### What is needed:
Write out the records that appear below, verbatim and complete, but without pictures.

-=-=-

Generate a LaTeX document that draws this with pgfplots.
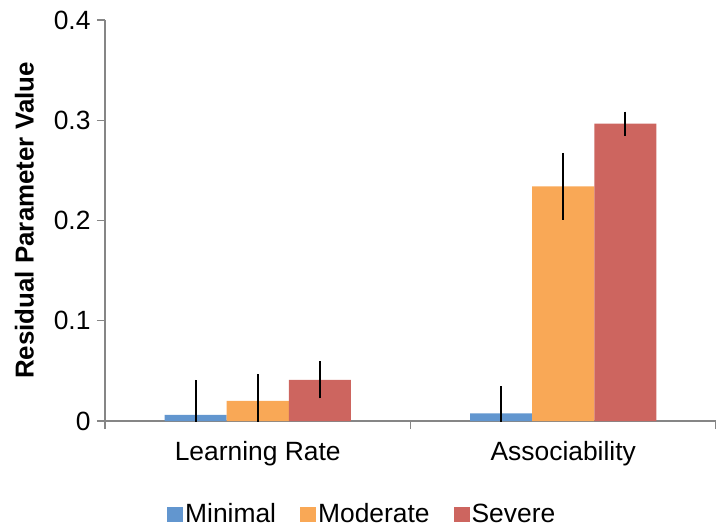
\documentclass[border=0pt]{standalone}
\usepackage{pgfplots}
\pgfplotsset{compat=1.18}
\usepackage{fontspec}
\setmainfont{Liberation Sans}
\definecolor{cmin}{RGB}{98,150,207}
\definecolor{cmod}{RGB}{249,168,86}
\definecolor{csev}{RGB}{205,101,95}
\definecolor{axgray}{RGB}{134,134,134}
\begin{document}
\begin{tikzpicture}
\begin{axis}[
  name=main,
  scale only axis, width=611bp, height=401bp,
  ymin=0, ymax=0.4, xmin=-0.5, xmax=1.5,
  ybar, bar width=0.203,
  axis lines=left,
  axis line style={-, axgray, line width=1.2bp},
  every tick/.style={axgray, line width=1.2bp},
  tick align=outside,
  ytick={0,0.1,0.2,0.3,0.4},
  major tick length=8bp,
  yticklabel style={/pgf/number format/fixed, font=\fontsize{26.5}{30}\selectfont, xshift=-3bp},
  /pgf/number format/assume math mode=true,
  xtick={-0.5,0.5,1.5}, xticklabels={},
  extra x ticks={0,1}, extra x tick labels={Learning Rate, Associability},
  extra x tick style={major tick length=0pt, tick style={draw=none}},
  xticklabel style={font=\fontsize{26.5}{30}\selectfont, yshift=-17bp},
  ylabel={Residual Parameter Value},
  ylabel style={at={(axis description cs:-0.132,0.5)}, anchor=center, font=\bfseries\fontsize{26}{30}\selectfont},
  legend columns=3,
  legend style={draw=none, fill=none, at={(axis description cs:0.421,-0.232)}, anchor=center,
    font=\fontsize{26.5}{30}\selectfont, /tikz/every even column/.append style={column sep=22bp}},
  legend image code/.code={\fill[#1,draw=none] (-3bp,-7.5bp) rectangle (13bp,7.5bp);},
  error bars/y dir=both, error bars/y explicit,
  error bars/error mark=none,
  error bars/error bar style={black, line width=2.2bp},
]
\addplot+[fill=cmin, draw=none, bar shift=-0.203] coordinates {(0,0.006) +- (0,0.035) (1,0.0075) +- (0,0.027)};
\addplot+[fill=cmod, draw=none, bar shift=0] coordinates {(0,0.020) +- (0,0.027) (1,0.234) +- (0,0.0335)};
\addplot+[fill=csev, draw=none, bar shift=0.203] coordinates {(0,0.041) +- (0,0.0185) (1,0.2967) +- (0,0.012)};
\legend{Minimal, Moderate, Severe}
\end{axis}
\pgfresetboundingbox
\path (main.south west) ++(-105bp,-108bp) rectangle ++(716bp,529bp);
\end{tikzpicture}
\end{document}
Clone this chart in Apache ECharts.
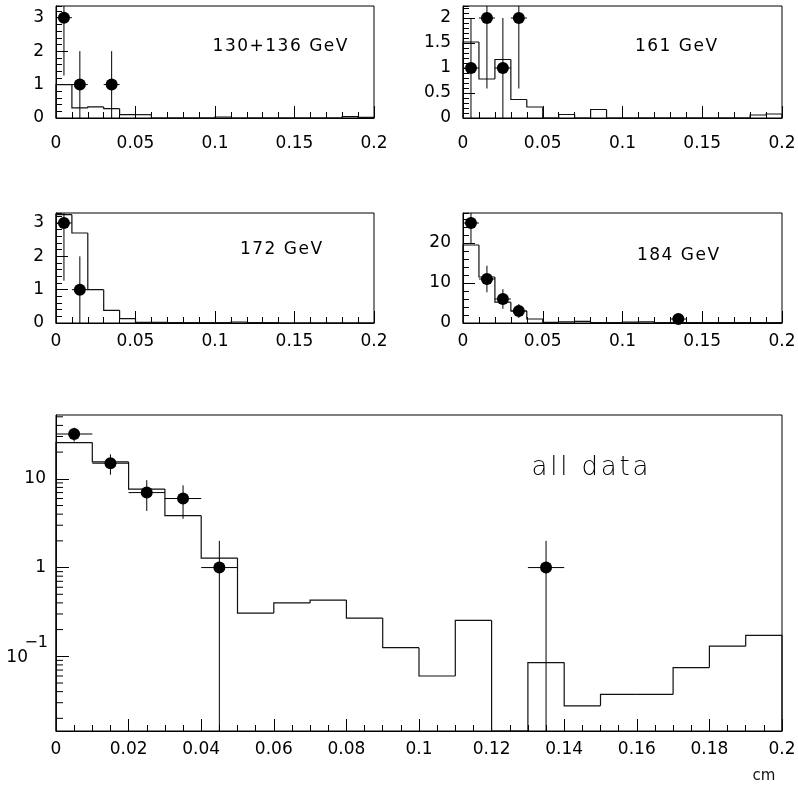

-=-=-

### Task result:
Generate a LaTeX document that draws this with pgfplots.
\documentclass[border=0pt]{standalone}
\usepackage{pgfplots}
\pgfplotsset{compat=1.18}
\usepackage{fontspec}
\setmainfont{Liberation Sans}
\definecolor{cmin}{RGB}{98,150,207}
\definecolor{cmod}{RGB}{249,168,86}
\definecolor{csev}{RGB}{205,101,95}
\definecolor{axgray}{RGB}{134,134,134}
\begin{document}
\begin{tikzpicture}
\begin{axis}[
  name=main,
  scale only axis, width=611bp, height=401bp,
  ymin=0, ymax=0.4, xmin=-0.5, xmax=1.5,
  ybar, bar width=0.203,
  axis lines=left,
  axis line style={-, axgray, line width=1.2bp},
  every tick/.style={axgray, line width=1.2bp},
  tick align=outside,
  ytick={0,0.1,0.2,0.3,0.4},
  major tick length=8bp,
  yticklabel style={/pgf/number format/fixed, font=\fontsize{26.5}{30}\selectfont, xshift=-3bp},
  /pgf/number format/assume math mode=true,
  xtick={-0.5,0.5,1.5}, xticklabels={},
  extra x ticks={0,1}, extra x tick labels={Learning Rate, Associability},
  extra x tick style={major tick length=0pt, tick style={draw=none}},
  xticklabel style={font=\fontsize{26.5}{30}\selectfont, yshift=-17bp},
  ylabel={Residual Parameter Value},
  ylabel style={at={(axis description cs:-0.132,0.5)}, anchor=center, font=\bfseries\fontsize{26}{30}\selectfont},
  legend columns=3,
  legend style={draw=none, fill=none, at={(axis description cs:0.421,-0.232)}, anchor=center,
    font=\fontsize{26.5}{30}\selectfont, /tikz/every even column/.append style={column sep=22bp}},
  legend image code/.code={\fill[#1,draw=none] (-3bp,-7.5bp) rectangle (13bp,7.5bp);},
  error bars/y dir=both, error bars/y explicit,
  error bars/error mark=none,
  error bars/error bar style={black, line width=2.2bp},
]
\addplot+[fill=cmin, draw=none, bar shift=-0.203] coordinates {(0,0.006) +- (0,0.035) (1,0.0075) +- (0,0.027)};
\addplot+[fill=cmod, draw=none, bar shift=0] coordinates {(0,0.020) +- (0,0.027) (1,0.234) +- (0,0.0335)};
\addplot+[fill=csev, draw=none, bar shift=0.203] coordinates {(0,0.041) +- (0,0.0185) (1,0.2967) +- (0,0.012)};
\legend{Minimal, Moderate, Severe}
\end{axis}
\pgfresetboundingbox
\path (main.south west) ++(-105bp,-108bp) rectangle ++(716bp,529bp);
\end{tikzpicture}
\end{document}
Clone this chart in Apache ECharts.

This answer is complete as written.